**Task instructions:**
Can you pull out each line of the data below that includes the word "code"?

%%

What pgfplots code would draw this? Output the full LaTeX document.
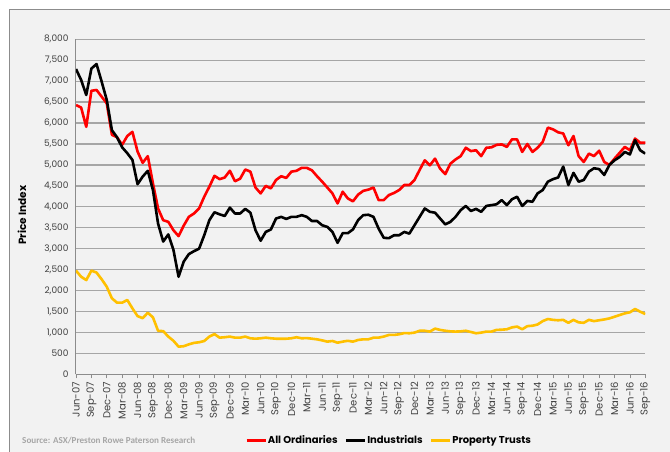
\documentclass[border=0pt]{standalone}
\usepackage{pgfplots}
\pgfplotsset{compat=1.18}
\usepackage{pgfplotstable}
\usepackage{fontspec}
\setmainfont{Poppins}
\newfontfamily\srcfont{Carlito}
\definecolor{bg}{HTML}{F2F2F2}
\definecolor{framegray}{HTML}{8C8C8C}
\definecolor{gridgray}{HTML}{A6A6A6}
\definecolor{axisgray}{HTML}{8C8C8C}
\definecolor{tickcol}{HTML}{404040}
\definecolor{srcgray}{HTML}{A6A6A6}
\definecolor{aored}{HTML}{FF0000}
\definecolor{ptyellow}{HTML}{FFC000}
\pgfplotsset{legend image code/.code={\draw[#1,line width=2.6pt] (0pt,0pt) -- (19pt,0pt);}}

\pgfplotstableread{
m ao ind pt
0 6430 7290 2475
1 6370 7030 2330
2 5910 6670 2250
3 6770 7300 2475
4 6790 7410 2430
5 6630 6990 2270
6 6470 6550 2090
7 5720 5830 1815
8 5660 5660 1710
9 5480 5420 1710
10 5690 5280 1775
11 5790 5120 1575
12 5320 4540 1390
13 5050 4720 1340
14 5210 4860 1470
15 4560 4400 1360
16 3960 3600 1040
17 3680 3170 1030
18 3640 3340 900
19 3440 2970 800
20 3300 2330 660
21 3550 2690 670
22 3760 2870 715
23 3840 2940 750
24 3960 3000 765
25 4240 3320 795
26 4480 3680 900
27 4740 3870 960
28 4660 3820 875
29 4700 3780 885
30 4860 3980 900
31 4610 3840 875
32 4670 3840 875
33 4890 3950 900
34 4840 3860 860
35 4460 3440 850
36 4320 3190 860
37 4500 3400 875
38 4440 3460 860
39 4640 3720 850
40 4730 3760 850
41 4690 3710 850
42 4840 3760 860
43 4860 3760 885
44 4930 3800 860
45 4930 3760 865
46 4870 3660 850
47 4730 3660 835
48 4600 3560 810
49 4460 3520 780
50 4320 3400 795
51 4080 3140 755
52 4360 3370 780
53 4200 3370 800
54 4130 3460 780
55 4290 3680 820
56 4380 3800 835
57 4410 3810 835
58 4460 3760 875
59 4160 3480 875
60 4160 3260 900
61 4280 3250 940
62 4330 3320 940
63 4400 3320 955
64 4520 3400 985
65 4520 3360 980
66 4640 3560 995
67 4880 3760 1040
68 5110 3960 1040
69 4990 3880 1020
70 5150 3860 1090
71 4910 3720 1060
72 4780 3580 1040
73 5030 3640 1025
74 5130 3760 1020
75 5210 3920 1025
76 5410 4020 1040
77 5330 3900 1010
78 5350 3950 980
79 5210 3880 995
80 5410 4020 1020
81 5420 4040 1020
82 5480 4060 1060
83 5490 4160 1065
84 5430 4040 1075
85 5610 4180 1120
86 5610 4240 1140
87 5310 4020 1075
88 5500 4140 1150
89 5310 4120 1160
90 5410 4320 1190
91 5550 4400 1270
92 5890 4600 1320
93 5850 4660 1300
94 5780 4700 1290
95 5750 4960 1300
96 5470 4520 1230
97 5690 4810 1300
98 5210 4600 1240
99 5070 4640 1230
100 5270 4840 1300
101 5210 4920 1270
102 5340 4900 1290
103 5070 4760 1310
104 5000 5000 1335
105 5150 5110 1375
106 5290 5190 1415
107 5430 5310 1455
108 5350 5250 1480
109 5630 5590 1560
110 5530 5350 1495
111 5530 5270 1440
}\datatable

\begin{document}
\begin{tikzpicture}[x=1pt,y=1pt]
\clip (0,0) rectangle (670,452);
\fill[bg] (9,-20) rectangle (700,443);
\draw[framegray, line width=0.8pt] (9,-20) -- (9,443) -- (700,443);
\begin{axis}[
  at={(76pt,77.7pt)}, anchor=south west,
  scale only axis, width=569.3pt, height=335pt,
  xmin=0, xmax=111, ymin=0, ymax=8000,
  axis x line*=bottom, axis y line*=left,
  axis line style={draw=axisgray, line width=1pt},
  ymajorgrids, major grid style={draw=gridgray, line width=1.3pt},
  ytick={0,500,...,8000},
  xtick={0,3,...,111},
  xticklabels={Jun-07,Sep-07,Dec-07,Mar-08,Jun-08,Sep-08,Dec-08,Mar-09,Jun-09,Sep-09,Dec-09,Mar-10,Jun-10,Sep-10,Dec-10,Mar-11,Jun-11,Sep-11,Dec-11,Mar-12,Jun-12,Sep-12,Dec-12,Mar-13,Jun-13,Sep-13,Dec-13,Mar-14,Jun-14,Sep-14,Dec-14,Mar-15,Jun-15,Sep-15,Dec-15,Mar-16,Jun-16,Sep-16},
  tick align=outside, major tick length=4pt,
  tick style={draw=axisgray, line width=0.8pt},
  ytick style={draw=none},
  /pgf/number format/assume math mode=true,
  /pgf/number format/fixed, /pgf/number format/1000 sep={,},
  yticklabel style={font=\fontsize{9}{10}\selectfont, text=tickcol},
  xticklabel style={font=\fontsize{10}{11}\selectfont, text=tickcol, rotate=90, anchor=east},
  ylabel={Price Index},
  ylabel style={at={(axis description cs:-0.095,0.475)}, anchor=center, font=\bfseries\fontsize{10.5}{12}\selectfont},
  legend style={at={(axis description cs:0.297,-0.198)}, anchor=west, draw=none, fill=none,
    legend columns=3, font=\bfseries\fontsize{10}{11}\selectfont, inner sep=0pt,
    nodes={inner sep=1pt}, /tikz/every even column/.append style={column sep=6pt}},
  every axis plot/.append style={line width=2.6pt, line join=round},
]
\addplot[aored] table[x=m,y=ao] {\datatable};
\addlegendentry{All Ordinaries}
\addplot[black] table[x=m,y=ind] {\datatable};
\addlegendentry{Industrials}
\addplot[ptyellow] table[x=m,y=pt] {\datatable};
\addlegendentry{Property Trusts}
\end{axis}
\node[anchor=west, text=srcgray, font=\srcfont\bfseries\fontsize{9.1}{10}\selectfont, inner sep=0pt] at (22,11) {Source: ASX/Preston Rowe Paterson Research};
\end{tikzpicture}
\end{document}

%%

**Expected output:**
What pgfplots code would draw this? Output the full LaTeX document.
\pgfplotsset{legend image code/.code={\draw[#1,line width=2.6pt] (0pt,0pt) -- (19pt,0pt);}}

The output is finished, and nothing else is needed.